Today, I decided to spend some time just being sentimental and driving around some of my old haunts. Specifically, I drove out to North Bend, which is a little town just off of I-90. When I take the back roads, it's a roughly 1 hour drive through some really gorgeous farmlands, forests, and right past Snoqualmie Falls. I have driven that road countless times when I needed to clear my head, spend some time alone, or just get a rush from taking the curves way too fast in my MR2. Sometimes my old Chinon 35mm camera came with me. Sometimes a notepad. I rarely went with anyone else though. It was my drive.

It was a surreal mix of things that have changed and things that haven't. Some things I just don't remember being the way they are. The trees are taller now. Some of the curves aren't quite as sharp as I remember, and the hills used to seem a lot steeper. A few of the old houses and barns are gone, replaced by cookie-cutter suburbia backed up against the same old rows of corn and pastures full of cows. There are some memorials alongside the road that have been there all along, and a few that are obviously newer. Some of the more dangerous intersections have been replaced by roundabouts, and the old gun shop is gone.

I stopped into Twede's Cafe in North Bend. This has always been a favorite spot of mine, especially their famous Twin Peaks Cherry Pie ("Twin Peaks" was filmed there). It was kind of amusing that instead of sitting there with a notepad and pen, I was typing away on my Neo. Modern technology meets memories.

On the way out, I drove past the old-style theatre and thought -- as I do every time -- about going in and seeing a movie there, but decided against it...as I have every time.

There weren't a lot of cars out today, so I sailed along the highway on the way home, reliving the thrill of taking a curve too fast and of careening down the curvy, steep hill after the Salish Lodge. An MR2 might not win a street race, but even it could get going nice and fast; same goes for the Prius.

I also drove through Monroe and saw just how much suburbia is taking over. It's strip mall after ugly yellow strip mall, fast food joints and coffee shops. Cookie cutter houses clog up what used to be breathtaking views of rolling farmland.

The fairgrounds in Monroe haven't changed much, though. I parked in front of the gate to the horse show side, and just looked at it for a while, my mind abuzz with memories of horse shows. I miss that part of my life, and it was surreal to stand outside that gate once again, feeling like a stranger, an outsider.

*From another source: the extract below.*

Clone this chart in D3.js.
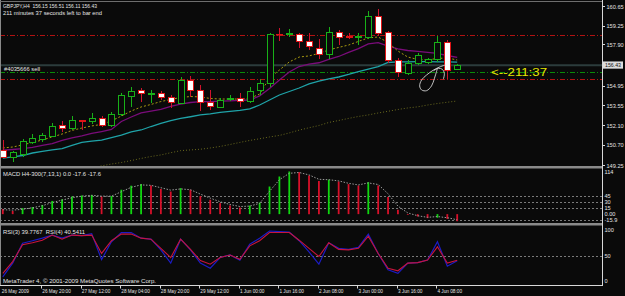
<!DOCTYPE html>
<html>
<head>
<meta charset="utf-8">
<script src="https://d3js.org/d3.v7.min.js"></script>
<style>
  body { margin: 0; background: #0a0a0a; overflow: hidden; }
  svg { display: block; }
  text { font-family: "Liberation Sans", Arial, sans-serif; font-size: 5.6px; fill: #e4e4e4; white-space: pre; }
</style>
</head>
<body>
<svg id="chart" width="625" height="296"></svg>
<script>
// GBPJPY H4 candles, 26 May 04:00 .. 4 Jun 16:00
var open  = [150.33,149.83,150.09,150.92,151.10,151.35,152.12,151.93,152.48,152.43,152.60,152.12,152.89,154.22,154.63,154.34,154.44,154.15,153.72,155.35,154.63,153.79,153.43,153.96,154.03,153.86,154.58,155.11,158.64,158.64,158.64,158.12,157.66,157.21,158.79,158.50,158.41,158.45,159.93,158.76,156.78,155.87,156.57,156.64,156.83,158.05,156.15]
var high  = [151.04,150.25,151.12,151.47,151.52,152.29,152.43,152.76,152.50,152.98,152.76,153.07,154.41,154.87,154.75,154.63,154.58,154.27,155.56,155.63,154.99,154.63,154.06,154.27,154.39,154.87,155.42,158.71,159.05,158.98,158.69,158.71,158.26,159.12,158.93,158.74,158.69,160.29,160.41,158.88,156.90,156.78,157.30,156.92,158.52,158.21,156.51]
var low   = [149.76,149.49,149.83,150.76,150.92,151.26,151.64,151.76,151.76,152.19,152.00,152.00,152.76,153.43,153.79,153.72,153.91,153.32,153.70,154.15,153.15,153.20,153.32,153.86,153.39,153.68,154.27,154.82,158.16,158.45,157.62,157.50,156.83,156.83,157.85,158.26,157.85,158.26,158.50,156.54,155.58,155.70,156.40,156.50,156.66,155.40,156.11]
var close = [149.83,150.17,151.00,151.19,151.40,152.07,151.93,152.48,152.41,152.62,152.12,152.91,154.27,154.56,154.44,154.44,154.15,153.79,155.37,154.63,153.79,153.48,153.91,154.03,153.84,154.56,155.11,158.64,158.61,158.69,158.16,157.73,157.21,158.81,158.45,158.46,158.50,159.93,158.74,156.73,155.94,156.59,157.14,156.83,158.05,156.06,156.43]

// moving averages on the price chart
var maFast = [150.47,150.54,150.69,150.87,151.04,151.26,151.47,151.73,151.90,152.05,152.16,152.41,152.76,153.12,153.41,153.59,153.80,153.95,154.09,154.16,154.13,154.02,153.98,153.98,153.98,154.02,154.34,155.49,156.06,156.64,156.99,157.07,157.25,157.50,157.68,157.85,158.11,158.36,158.43,158.03,157.42,156.99,156.82,156.78,156.89,156.92,156.78]
var maMid  = [150.31,150.36,150.42,150.51,150.65,150.79,151.01,151.19,151.33,151.51,151.65,151.80,152.37,152.69,152.98,153.12,153.23,153.45,153.62,153.73,153.79,153.80,153.83,153.85,153.88,153.91,154.20,154.74,155.35,155.92,156.31,156.49,156.58,156.82,157.03,157.32,157.59,157.93,158.02,157.78,157.57,157.46,157.39,157.32,157.25,157.10,156.97]
var maSlow = [149.75,149.83,149.93,150.11,150.22,150.33,150.43,150.65,150.87,150.96,151.04,151.22,151.40,151.62,151.76,152.01,152.23,152.44,152.59,152.71,152.84,152.91,153.02,153.09,153.16,153.27,153.55,153.91,154.27,154.52,154.77,155.06,155.27,155.42,155.56,155.74,155.95,156.13,156.30,156.60,156.64,156.65,156.66,156.66,156.65,156.64,156.62]
var maLong = [null,null,null,null,null,null,null,null,null,149.04,149.19,149.32,149.43,149.57,149.72,149.86,149.97,150.13,150.28,150.33,150.38,150.47,150.58,150.72,150.87,151.01,151.13,151.26,151.37,151.55,151.75,151.92,152.08,152.30,152.44,152.59,152.73,152.84,152.98,153.10,153.23,153.34,153.42,153.55,153.66,153.75,153.84]

// MACD H4-300(7,13,1)
var macdHist   = [13,8,15,17.5,23,33,37,44,46.5,48,44,45,61,71,75,71.5,63,56.5,65,61,45,36,27.5,21.5,16.5,21.5,29,69,94,106.5,105,96.5,83,86,81.5,75,71.5,80,71.5,42.5,10.7,-2,-6,-10,-9,-12,-17.6]
var macdSignal = [11,10,12,16,21,29,35,41,45,47,45,45,56,67,73,72,66,60,63,61,50,40,31,24,19,20,27,57,86,102,104,98,87,86,83,77,73,78,74,51,20,3,-4,-8,-6,-9,-14]

// RSI(3) and RSI(4)
var rsi3 = [8,35,74,79,84,90,84,90,89,93,42,77,95,95,84,82,61,35,82,61,35,25,46,51,41,72,84,98,97,96,79,57,33,75,64,62,66,92,54,22,15,35,36,41,77,29,39.78]
var rsi4 = [15,38,71,75,80,90,82,90,89,90,54,79,92,92,84,82,64,46,82,62,40,33,46,51,42.5,69,79,95,95,95,80,64,48,75,62,61,64,88,54,25,20,35,36,41,67,35,40.54]

// axes and levels
var priceTicks = [160.65,159.25,157.90,154.95,153.55,152.10,150.70,149.25]
var bidPrice = 156.43
var stopLevel = 158.59
var orderLevel = 155.92
var targetLevel = 155.40
var macdTicks = [114,45,30,15,0,-15.9]
var macdLevels = [45,30,15,-15]
var rsiTicks = [100,50,0]
var timeLabels = ['26 May 2009','26 May 20:00','27 May 12:00','28 May 04:00','28 May 20:00','29 May 12:00','1 Jun 00:00','1 Jun 16:00','2 Jun 08:00','3 Jun 00:00','3 Jun 16:00','4 Jun 08:00']
var timeBars = [0,4,8,12,16,20,24,28,32,36,40,44]

// hand drawn scribble near the last bars (bar index, price)
var scribbleA = [[44.8,156.42],[44.3,156.30],[43.6,156.06],[42.9,155.70],[42.4,155.35],[42.2,154.92],[42.4,154.63],[42.9,154.58],[43.4,154.92],[43.7,155.47],[43.9,155.94],[44.0,156.18]]
var scribbleB = [[43.6,156.01],[44.1,156.18],[44.5,156.11],[44.7,155.83],[44.6,155.40]]

var svg = d3.select('#chart')
var axisX = 602

var x  = d3.scaleLinear().domain([0, 46]).range([2.8, 457.2])
var yP = d3.scaleLinear().domain([149.25, 160.65]).range([165, 6])
var yM = d3.scaleLinear().domain([-15.9, 114]).range([220.5, 168.5])
var yR = d3.scaleLinear().domain([0, 100]).range([281, 230])

var px = i => Math.round(x(i)) + 0.5

function fit(sel, w){
  return sel.attr('textLength', w).attr('lengthAdjust', 'spacingAndGlyphs')
}

svg.append('rect').attr('width', 625).attr('height', 296).attr('fill', '#0a0a0a')

var defs = svg.append('defs')
defs.append('clipPath').attr('id', 'clipMain')
  .append('rect').attr('x', 1).attr('y', 2).attr('width', axisX - 1).attr('height', 164)

// ---------- main price window ----------
var main = svg.append('g').attr('clip-path', 'url(#clipMain)')

// bid line
main.append('line')
  .attr('x1', 0).attr('x2', axisX)
  .attr('y1', yP(bidPrice) + 0.5).attr('y2', yP(bidPrice) + 0.5)
  .attr('stroke', '#2c3c3c').attr('stroke-width', 2)

// order / stop / target lines
;[[stopLevel, '#b01212'], [targetLevel, '#b01212'], [orderLevel, '#0a8a0a']].forEach(d => {
  var yy = Math.round(yP(d[0])) + 0.5
  main.append('line')
    .attr('x1', 0).attr('x2', axisX).attr('y1', yy).attr('y2', yy)
    .attr('stroke', d[1]).attr('stroke-dasharray', '5,2,1,2')
})

var line = arr => d3.line()
  .defined(d => d != null)
  .x((d, i) => x(i))
  .y(d => yP(d))(arr)

main.append('path').attr('d', line(maLong))
  .attr('fill', 'none').attr('stroke', '#6a6a1e').attr('stroke-dasharray', '1,2')
main.append('path').attr('d', line(maSlow))
  .attr('fill', 'none').attr('stroke', '#1fa3a8').attr('stroke-width', 1.3)
main.append('path').attr('d', line(maMid))
  .attr('fill', 'none').attr('stroke', '#7a0c7a').attr('stroke-width', 1.3)
main.append('path').attr('d', line(maFast))
  .attr('fill', 'none').attr('stroke', '#a89a10').attr('stroke-dasharray', '2,2')

// candles
var bars = open.map((o, i) => ({i: i, o: o, h: high[i], l: low[i], c: close[i]}))
var isUp = d => d.c >= d.o

main.append('g').selectAll('line').data(bars).join('line')
  .attr('x1', d => px(d.i)).attr('x2', d => px(d.i))
  .attr('y1', d => Math.round(yP(d.h))).attr('y2', d => Math.round(yP(d.l)))
  .attr('stroke', d => isUp(d) ? '#18b018' : '#d0122c')

main.append('g').selectAll('rect').data(bars).join('rect')
  .attr('x', d => px(d.i) - 3)
  .attr('y', d => Math.round(yP(Math.max(d.o, d.c))) + 0.5)
  .attr('width', 6)
  .attr('height', d => Math.max(0.5, Math.round(Math.abs(yP(d.o) - yP(d.c)))))
  .attr('fill', d => isUp(d) ? '#0a0a0a' : '#ffffff')
  .attr('stroke', d => isUp(d) ? '#18b018' : '#e01416')

// scribble
var scr = d3.line().x(d => x(d[0])).y(d => yP(d[1])).curve(d3.curveCatmullRom)
;[scribbleA, scribbleB].forEach(s => {
  main.append('path').attr('d', scr(s))
    .attr('fill', 'none').attr('stroke', '#d4d4d4').attr('stroke-width', 0.9)
})

// texts in main window
var lastI = open.length - 1
fit(svg.append('text').attr('x', 3).attr('y', 7.5)
  .text('GBPJPY,H4  ' + [open[lastI], high[lastI], low[lastI], close[lastI]].map(v => v.toFixed(2)).join(' ')), 94)
fit(svg.append('text').attr('x', 3).attr('y', 14.6)
  .text('211 minutes 37 seconds left to bar end'), 99)
fit(svg.append('text').attr('x', 4).attr('y', yP(orderLevel) - 1.2)
  .text('#4035666 sell'), 36)
fit(svg.append('text').attr('x', 491).attr('y', yP(orderLevel) + 4.4)
  .style('font-size', '10px').style('fill', '#e6e600')
  .text('<--211:37'), 56)

// ---------- MACD window ----------
var macdG = svg.append('g')
macdLevels.forEach(v => {
  macdG.append('line')
    .attr('x1', 0).attr('x2', axisX)
    .attr('y1', Math.round(yM(v)) + 0.5).attr('y2', Math.round(yM(v)) + 0.5)
    .attr('stroke', '#7a7a7a').attr('stroke-dasharray', '2,2')
})
macdG.selectAll('line.h').data(macdHist).join('line').attr('class', 'h')
  .attr('x1', (d, i) => x(i)).attr('x2', (d, i) => x(i))
  .attr('y1', yM(0)).attr('y2', d => yM(d))
  .attr('stroke', (d, i) => i > 0 && d > macdHist[i - 1] ? '#10d810' : '#d8102a')
  .attr('stroke-width', 1.8)
macdG.append('path')
  .attr('d', d3.line().x((d, i) => x(i)).y(d => yM(d))(macdSignal))
  .attr('fill', 'none').attr('stroke', '#9a9a9a').attr('stroke-dasharray', '1.5,1.5')
fit(svg.append('text').attr('x', 3).attr('y', 176)
  .text('MACD H4-300(7,13,1) 0.0 -17.6 -17.6'), 98)

// ---------- RSI window ----------
var rsiG = svg.append('g')
rsiG.append('line')
  .attr('x1', 0).attr('x2', axisX)
  .attr('y1', Math.round(yR(50)) + 0.5).attr('y2', Math.round(yR(50)) + 0.5)
  .attr('stroke', '#7a7a7a').attr('stroke-dasharray', '2,2')
var rline = d3.line().x((d, i) => x(i)).y(d => yR(d))
rsiG.append('path').attr('d', rline(rsi3))
  .attr('fill', 'none').attr('stroke', '#1c1cc4').attr('stroke-width', 1.2)
rsiG.append('path').attr('d', rline(rsi4))
  .attr('fill', 'none').attr('stroke', '#c8143c').attr('stroke-width', 1.1)
fit(svg.append('text').attr('x', 3).attr('y', 234)
  .text('RSI(3) 39.7767  RSI(4) 40.5411'), 82)
fit(svg.append('text').attr('x', 3).attr('y', 283)
  .text('MetaTrader 4, \u00a9 2001-2009 MetaQuotes Software Corp.'), 153)

// ---------- frame, separators ----------
;[166, 223].forEach(yy => {
  svg.append('rect').attr('x', 0).attr('y', yy).attr('width', axisX + 1).attr('height', 2.5)
    .attr('fill', '#8a8a8a')
})
svg.append('line').attr('x1', 0.5).attr('x2', 0.5).attr('y1', 0).attr('y2', 285).attr('stroke', '#8a8a8a')
svg.append('line').attr('x1', 0).attr('x2', axisX).attr('y1', 1.5).attr('y2', 1.5).attr('stroke', '#6e6e6e')
svg.append('line').attr('x1', axisX + 0.5).attr('x2', axisX + 0.5).attr('y1', 0).attr('y2', 286).attr('stroke', '#d8d8d8')
svg.append('line').attr('x1', 0).attr('x2', axisX + 1).attr('y1', 285.5).attr('y2', 285.5).attr('stroke', '#d8d8d8')

// price axis
var pAxis = svg.append('g')
priceTicks.forEach(v => {
  var yy = yP(v)
  pAxis.append('line').attr('x1', axisX).attr('x2', axisX + 3)
    .attr('y1', Math.round(yy) + 0.5).attr('y2', Math.round(yy) + 0.5).attr('stroke', '#d8d8d8')
  pAxis.append('text').attr('x', 606.5).attr('y', yy + 2.6).text(v.toFixed(2))
})
pAxis.append('rect').attr('x', 603).attr('y', yP(bidPrice) - 3.4).attr('width', 20).attr('height', 7.2)
  .attr('fill', '#dcdcdc')
fit(pAxis.append('text').attr('x', 605).attr('y', yP(bidPrice) + 2.6).style('fill', '#111')
  .text(bidPrice.toFixed(2)), 16)

// MACD axis
macdTicks.forEach(v => {
  var yy = Math.min(Math.max(yM(v) + 2.3, 174), 221.5)
  svg.append('text').attr('x', 604.5).attr('y', yy)
    .text(v === 0 ? '0.00' : String(v))
})

// RSI axis
rsiTicks.forEach(v => {
  svg.append('text').attr('x', 604.5).attr('y', yR(v) + 2.3).text(String(v))
})

// time axis
timeBars.forEach((b, k) => {
  if (k > 0) {
    svg.append('line').attr('x1', px(b) - 1).attr('x2', px(b) - 1)
      .attr('y1', 285).attr('y2', 288.5).attr('stroke', '#d8d8d8')
  }
  var t = svg.append('text').attr('x', x(b) + (k > 0 ? 0 : -1)).attr('y', 293.2).text(timeLabels[k])
  fit(t, t.node().getComputedTextLength() * 0.84)
})
</script>
</body>
</html>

I've felt like that a lot as I've wandered through my hometown and surrounding cities. Even in my parents' house, where I spent 22 years of my life: much is still the same, but so much has changed. My own bedroom is unrecognizable, and it's like sleeping in a hotel room. The bathroom has been completely gutted and remodeled. Yet it's the rooms that haven't changed -- the office, with the same pictures on the wall and the same books on the same shelf, or the kitchen with the same refrigerator magnets and linoleum -- that are most unsettling. What was once familiar...well, I suppose it's all still familiar, but at the same time, feels somewhat foreign. I'm not who I used to be, and none of this is what it used to be. To be nauseatingly poetic, it's like running into an old friend and looking them up and down, sizing up whether time has been kind to them, wondering what has happened to them over the years, and knowing they're doing the same to you.

This place will always be home, but sometimes I miss what it was then...just like I miss what I was then.